There are so many things wrong with this idea, I won't start there. But here's what I have in mind. Although I no longer use Windows, all my rowdy friends do, and I get asked to be their tech support and repair guy (imagine that). But a good deal of time is spent reloading and setting up Windows on a given system for that friend, relative, their friend/roommate, et al. Win7 doesn't take long to install, but downloading, installing, registering, and then tweaking even a half dozen Windows apps after installation is a huge time sink. With most Linux distros, 95%+ of the apps you want are either installed during setup automatically, or you're allowed to click on which additional ones you want installed from the DVD. Boom, DONE! After that, I only need to grab Komodo Edit from their site and I'm truly done in 20 minutes, 30 if I'm not paying attention.So,
Wouldn't it be great if Win7 allowed users to burn their own ISOs that included their favorite software?

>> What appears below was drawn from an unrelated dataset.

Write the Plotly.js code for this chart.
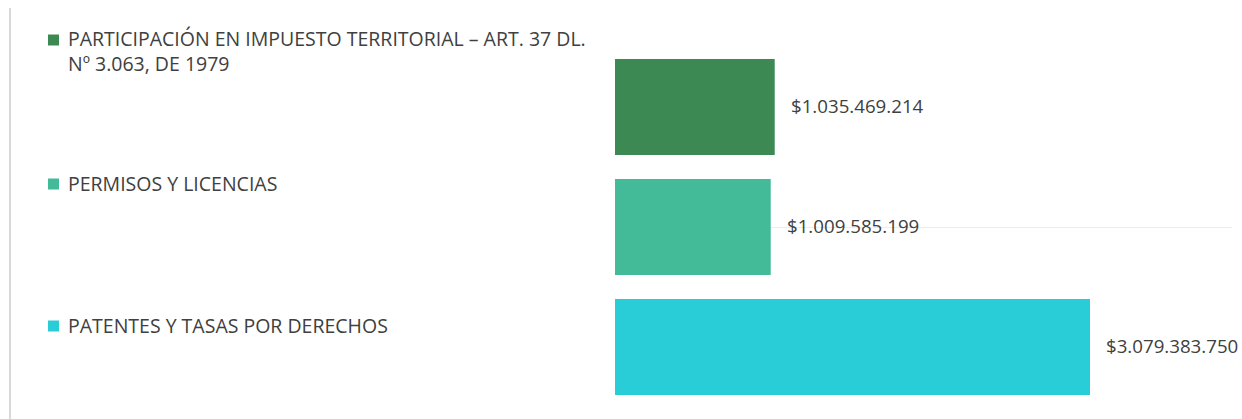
<!DOCTYPE html>
<html>
<head>
<meta charset="utf-8">
<script src="https://cdn.plot.ly/plotly-3.0.1.min.js"></script>
<style>html,body{margin:0;padding:0;background:#fff;}#chart{width:1242px;height:419px;}</style>
</head>
<body>
<div id="chart"></div>
<script>
const categories = [
  "PARTICIPACIÓN EN IMPUESTO TERRITORIAL – ART. 37 DL.<br>Nº 3.063, DE 1979",
  "PERMISOS Y LICENCIAS",
  "PATENTES Y TASAS POR DERECHOS"
];
const values = [1035469214, 1009585199, 3079383750];
const colors = ["#3D8954", "#43BB98", "#28CDD7"];

function fmt(n) {
  return "$" + n.toString().replace(/\B(?=(\d{3})+(?!\d))/g, ".");
}

const FONT = "Open Sans, sans-serif";
const TXT = "#404040";
const keys = categories.map((c, i) => "c" + i);

const trace = {
  type: "bar",
  orientation: "h",
  x: values,
  y: keys,
  marker: { color: colors },
  hoverinfo: "none",
  showlegend: false
};

// plot area geometry
const L = 615, T = 47, H = 360;
const labelTops = [39, 183, 325]; // pixel centers of first text line
const annotations = [];
const shapes = [];

categories.forEach((c, i) => {
  const lines = c.split("<br>").length;
  const blockCenter = labelTops[i] + (lines - 1) * 12.5;
  annotations.push({
    xref: "paper", yref: "paper", x: 0, xshift: 66 - L,
    y: (T + H - blockCenter) / H, xanchor: "left", yanchor: "middle",
    text: c, showarrow: false, align: "left",
    font: { family: FONT, size: 19.5, color: TXT }
  });
  shapes.push({
    type: "rect", xref: "paper", yref: "paper",
    xsizemode: "pixel", ysizemode: "pixel",
    xanchor: 0, x0: 48 - L, x1: 59 - L,
    yanchor: (T + H - labelTops[i] - 1) / H, y0: -5.5, y1: 5.5,
    fillcolor: colors[i], line: { width: 0 }
  });
  annotations.push({
    xref: "x", yref: "y", x: values[i], y: keys[i],
    xanchor: "left", yanchor: "middle", xshift: 14, yshift: 2,
    text: fmt(values[i]), showarrow: false,
    font: { family: FONT, size: 18.7, color: TXT }
  });
});

// left border line
shapes.push({
  type: "line", xref: "paper", yref: "paper",
  xsizemode: "pixel", xanchor: 0, x0: 10 - L, x1: 10 - L,
  y0: (T + H - 8) / H, y1: (T + H - 419) / H,
  line: { color: "#d9d9d9", width: 2 }
});

const layout = {
  width: 1242, height: 419,
  margin: { l: L, r: 10, t: T, b: 419 - T - H },
  paper_bgcolor: "#fff", plot_bgcolor: "#fff",
  bargap: 0.2,
  xaxis: { range: [0, 4e9], showgrid: false, zeroline: false, showticklabels: false, showline: false, fixedrange: true },
  yaxis: {
    type: "category", categoryorder: "array", categoryarray: keys,
    autorange: "reversed", showticklabels: false, ticks: "",
    tickvals: [keys[1]], showgrid: true, gridcolor: "#ececec", gridwidth: 1,
    zeroline: false, showline: false, fixedrange: true
  },
  annotations: annotations,
  shapes: shapes,
  font: { family: FONT, color: TXT }
};

Plotly.newPlot("chart", [trace], layout, { staticPlot: true, displayModeBar: false });
</script>
</body>
</html>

SUSE Studio is already doing this for Linux and it's really cool. It has so far proved quite powerful, and apart from adding packages from the regular openSUSE repositories of the latest stable release version, you can add/remove your own [software] repositories. Moreover, you can customize the artwork and share this custom distribution with the world. This video shows how to use SUSE Studio to build a custom Linux distribution based on openSUSE. All this is setup in the cloud, where it can be shared and downloaded by anyone. But for proprietary Windows application software, merely having a XML file that contains each app's registration info would likely be necessary to save the installation time I'm looking for.
It would be great not merely to install Win7, but to create a custom installation that would also install almost anything short of 8.5Gb DVD -- DC apps, your favorite file manager, graphics apps, music player, latest codecs, favorite IDE or text editor, VM, and so on. I can only imagine the:
-- User control, less bloat, and caters to different user audiences -- beginners, advanced, or a specific industry.
-- Allow for specialized configurations (image developers, audophiles, programmers, gaming, video editing, etc.)
-- Allow users to pre-select which services Windows will enable.
-- Possible licensing issues for proprietary software.
-- Server space (who could host such a thing short of Microsoft itself?)
-- Microsoft would find numerous legal issues against it, I'm sure.
I'm sure there's a lot to be shot down here. But I'm guided by the KISS Principle due to my unbelievably endless laziness. Could this work, though, for Windows?